OLTP, OLAP, and HTAP are usually explained with adjectives: one is "optimized for transactions", the other "for analytics", and HTAP "does both". Adjectives do not size a decision. So we put the same 50 million rows through Postgres 18.4 and DuckDB 1.4.5 on the same machine and measured the four numbers that actually separate the categories: point-operation latency, concurrent write throughput, full-scan aggregation time, and what happens to your latency tail when one box serves both workloads. The short version: the gap ranges from 1.7x to 46x depending on the query, and the cost of co-location shows up in your worst second, not your average one.
OLTP, OLAP, HTAP: three names for where the bytes sit
OLTP (online transaction processing) is the workload of applications: fetch one order, update one balance, insert one event, thousands of times per second, each touching a handful of rows. OLAP (online analytical processing) is the workload of questions: revenue by region by month, top customers this quarter, each touching millions of rows but few columns. HTAP (hybrid transactional/analytical processing) is the promise of serving both from one system; the term comes from a 2014 Gartner research report (source).

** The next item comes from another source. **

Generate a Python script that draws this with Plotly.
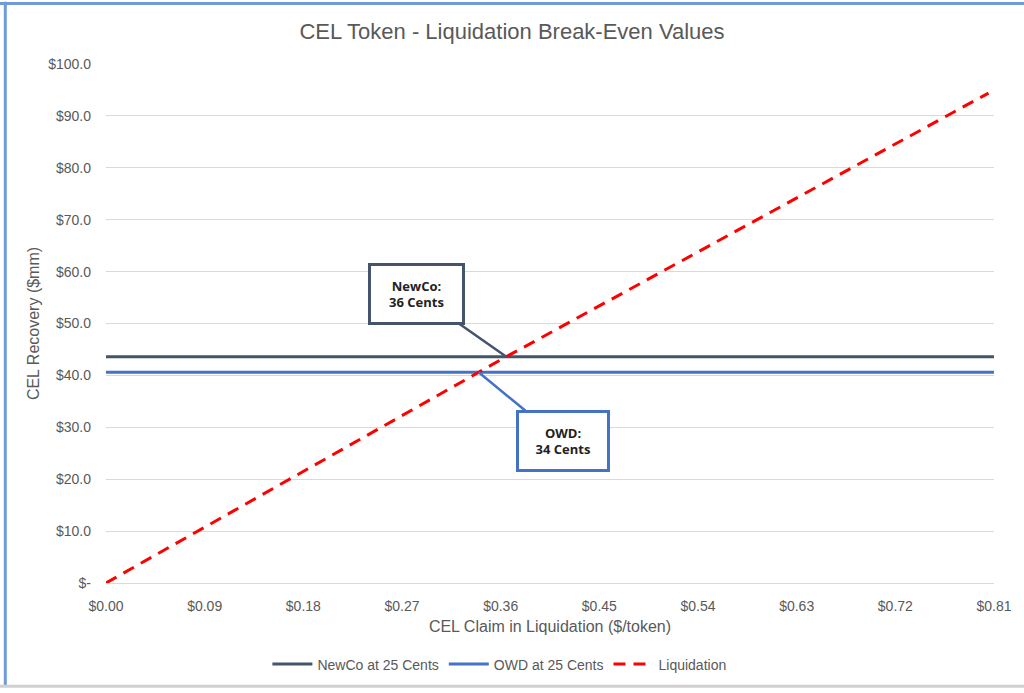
import plotly.graph_objects as go

# Data
x_ticks = [0.00, 0.09, 0.18, 0.27, 0.36, 0.45, 0.54, 0.63, 0.72, 0.81]
x_tick_labels = ["$0.00", "$0.09", "$0.18", "$0.27", "$0.36", "$0.45", "$0.54", "$0.63", "$0.72", "$0.81"]
y_ticks = [0, 10, 20, 30, 40, 50, 60, 70, 80, 90, 100]
y_tick_labels = ["$-", "$10.0", "$20.0", "$30.0", "$40.0", "$50.0", "$60.0", "$70.0", "$80.0", "$90.0", "$100.0"]

flat_x = [0.00, 0.81]
newco_y = [43.6, 43.6]
owd_y = [40.6, 40.6]
liquidation_x = [0.00, 0.36, 0.805]
liquidation_y = [0.0, 43.0, 94.4]

GRAY = "#595959"
FONT = "Liberation Sans, Arial, sans-serif"

fig = go.Figure()
fig.add_trace(go.Scatter(x=flat_x, y=newco_y, mode="lines", name="NewCo at 25 Cents",
                         line=dict(color="#44546A", width=3)))
fig.add_trace(go.Scatter(x=flat_x, y=owd_y, mode="lines", name="OWD at 25 Cents",
                         line=dict(color="#4472C4", width=3)))
fig.add_trace(go.Scatter(x=liquidation_x, y=liquidation_y, mode="lines", name="Liquidation",
                         line=dict(color="#FF0000", width=3, dash="12px,8px")))


def crossing(level):
    # x where the liquidation line reaches the given level
    for i in range(len(liquidation_x) - 1):
        y0, y1 = liquidation_y[i], liquidation_y[i + 1]
        if y0 <= level <= y1:
            x0, x1 = liquidation_x[i], liquidation_x[i + 1]
            return x0 + (level - y0) * (x1 - x0) / (y1 - y0)
    return liquidation_x[-1]


fig.add_annotation(x=crossing(newco_y[0]), y=newco_y[0], xref="x", yref="y",
                   text="<b>NewCo:</b><br><b>36 Cents</b>", showarrow=True,
                   arrowhead=0, arrowwidth=2.5, arrowcolor="#44546A",
                   ax=-90, ay=-63, bordercolor="#44546A", borderwidth=3,
                   borderpad=8, bgcolor="white", width=75, height=40,
                   font=dict(family="Open Sans, sans-serif", size=13, color="#222222"))
fig.add_annotation(x=crossing(owd_y[0]), y=owd_y[0], xref="x", yref="y",
                   text="<b>OWD:</b><br><b>34 Cents</b>", showarrow=True,
                   arrowhead=0, arrowwidth=2.5, arrowcolor="#4472C4",
                   ax=84, ay=69, bordercolor="#4472C4", borderwidth=3,
                   borderpad=8, bgcolor="white", width=72, height=40,
                   font=dict(family="Open Sans, sans-serif", size=13, color="#222222"))

# outer frame lines (top and left blue, bottom gray)
fig.add_shape(type="line", xref="paper", yref="paper", x0=-0.12, x1=1.1, y0=1.1166, y1=1.1166,
              line=dict(color="#6F9BD8", width=3))
fig.add_shape(type="line", xref="paper", yref="paper", x0=-0.1134, x1=-0.1134, y0=-0.2, y1=1.12,
              line=dict(color="#6F9BD8", width=3))
fig.add_shape(type="line", xref="paper", yref="paper", x0=-0.12, x1=1.1, y0=-0.199, y1=-0.199,
              line=dict(color="#D0D0D0", width=3))

fig.update_layout(
    width=1024, height=693,
    margin=dict(l=106, r=27, t=64, b=106),
    paper_bgcolor="white", plot_bgcolor="white",
    font=dict(family=FONT, color=GRAY, size=13),
    title=dict(text="CEL Token - Liquidation Break-Even Values", x=0.5, xanchor="center",
               y=0.955, yanchor="middle", font=dict(size=22, color=GRAY, family=FONT)),
    xaxis=dict(range=[0, 0.81], tickvals=x_ticks, ticktext=x_tick_labels, showgrid=False,
               showline=True, linecolor="#D9D9D9", linewidth=1, zeroline=False,
               tickfont=dict(size=14, color=GRAY), ticks="", ticklabelstandoff=10,
               title=dict(text="CEL Claim in Liquidation ($/token)", standoff=8,
                          font=dict(size=16, color=GRAY))),
    yaxis=dict(range=[0, 100], tickvals=y_ticks, ticktext=y_tick_labels, showgrid=True,
               gridcolor="#D9D9D9", gridwidth=1, zeroline=False, showline=False,
               tickfont=dict(size=14, color=GRAY), ticks="", ticklabelstandoff=14,
               title=dict(text="CEL Recovery ($mm)", standoff=4,
                          font=dict(size=16, color=GRAY))),
    legend=dict(orientation="h", x=0.443, xanchor="center", y=-0.157, yanchor="middle",
                font=dict(size=14, color=GRAY), itemwidth=40, traceorder="normal"),
    showlegend=True,
)

fig.write_html(
    "out.html",
    config={"displayModeBar": False},
    post_script=("document.documentElement.style.margin='0';"
                 "document.documentElement.style.overflow='hidden';"
                 "document.body.style.margin='0';"
                 "document.body.style.overflow='hidden';"),
)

What actually separates the first two is where bytes sit on disk. A row store like Postgres keeps each row's columns adjacent inside an 8 KB page, so reading or writing one order touches one page, and a B-tree gets you to that page in microseconds. A column store keeps each column contiguous and compressed, so an aggregate over two columns reads two dense segments and skips the other five, while fetching one full row means visiting every segment.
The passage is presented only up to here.